Collected data ▸

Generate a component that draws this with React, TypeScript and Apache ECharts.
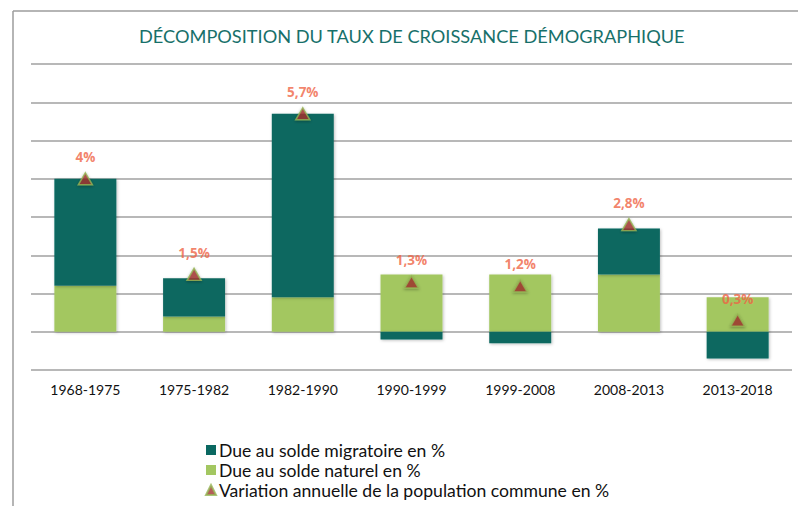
import React, { useEffect, useRef } from "react";
import * as echarts from "echarts";

const categories = ["1968-1975", "1975-1982", "1982-1990", "1990-1999", "1999-2008", "2008-2013", "2013-2018"];
const soldeNaturel = [1.2, 0.4, 0.9, 1.5, 1.5, 1.5, 0.9];
const soldeMigratoire = [2.8, 1.0, 4.8, -0.2, -0.3, 1.2, -0.7];
const variationAnnuelle = [4, 1.5, 5.7, 1.3, 1.2, 2.8, 0.3];

const FONT = "Lato, 'DejaVu Sans', sans-serif";

export default function App() {
  const ref = useRef<HTMLDivElement>(null);
  useEffect(() => {
    if (!ref.current) return;
    const chart = echarts.init(ref.current, null, { renderer: "svg" });
    const frameColor = "#9c9c9c";
    chart.setOption({
      animation: false,
      backgroundColor: "#ffffff",
      title: {
        text: "DÉCOMPOSITION DU TAUX DE CROISSANCE DÉMOGRAPHIQUE",
        left: 134,
        top: 22,
        textStyle: { color: "#17706a", fontFamily: FONT, fontSize: 18.2, fontWeight: "normal" },
      },
      graphic: [
        { type: "line", shape: { x1: 13, y1: 11, x2: 798, y2: 11 }, style: { stroke: frameColor, lineWidth: 1.5 } },
        { type: "line", shape: { x1: 13, y1: 11, x2: 13, y2: 506 }, style: { stroke: frameColor, lineWidth: 1.5 } },
      ],
      legend: {
        orient: "vertical",
        left: 205,
        top: 440,
        padding: 0,
        itemGap: 0,
        itemWidth: 10,
        itemHeight: 10,
        data: [
          { name: "Due au solde migratoire en %", icon: "rect" },
          { name: "Due au solde naturel en %", icon: "rect" },
          { name: "Variation annuelle de la population commune en %" },
        ],
        textStyle: { fontFamily: FONT, fontSize: 17.6, color: "#111", lineHeight: 20, padding: [0, 0, 0, -2] },
      },
      grid: { left: 31, right: 6, top: 64, bottom: 136 },
      xAxis: {
        type: "category",
        data: categories,
        axisLine: { show: false },
        axisTick: { show: false },
        axisLabel: { fontFamily: FONT, fontSize: 14, color: "#111", margin: 12 },
      },
      yAxis: {
        type: "value",
        min: -1,
        max: 7,
        interval: 1,
        axisLabel: { show: false },
        axisLine: { show: false },
        axisTick: { show: false },
        splitLine: { lineStyle: { color: "#a0a0a0", width: 1.5 } },
      },
      series: [
        {
          name: "Due au solde naturel en %",
          type: "bar",
          stack: "total",
          barWidth: "57%",
          data: soldeNaturel,
          itemStyle: { color: "#a3c761", shadowBlur: 3, shadowColor: "rgba(0,0,0,0.25)", shadowOffsetX: 1, shadowOffsetY: 1 },
        },
        {
          name: "Due au solde migratoire en %",
          type: "bar",
          stack: "total",
          barWidth: "57%",
          data: soldeMigratoire,
          itemStyle: { color: "#0a6861", shadowBlur: 3, shadowColor: "rgba(0,0,0,0.25)", shadowOffsetX: 1, shadowOffsetY: 1 },
        },
        {
          name: "Variation annuelle de la population commune en %",
          type: "scatter",
          symbol: "triangle",
          symbolSize: [14, 12],
          data: variationAnnuelle,
          z: 5,
          itemStyle: {
            color: "#a3352f",
            borderColor: "#95b655",
            borderWidth: 1.5,
            shadowBlur: 3,
            shadowColor: "rgba(0,0,0,0.35)",
            shadowOffsetY: 1,
          },
          label: {
            show: true,
            position: "top",
            distance: 8,
            formatter: (p: any) => String(p.value).replace(".", ",") + "%",
            color: "#ef6445",
            fontFamily: "'Open Sans', Lato, sans-serif",
            fontWeight: "bold",
            fontSize: 13.5,
          },
        },
      ],
    });
    return () => chart.dispose();
  }, []);
  return <div ref={ref} style={{ position: "fixed", left: 0, top: 0, width: 798, height: 506 }} />;
}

Description of the task ▸ Everything from the first line to the line with "import * as" must be repeated exactly, and nothing else. Leave the pictures out.

Task answer ▸
Generate a component that draws this with React, TypeScript and Apache ECharts.
import React, { useEffect, useRef } from "react";
import * as echarts from "echarts";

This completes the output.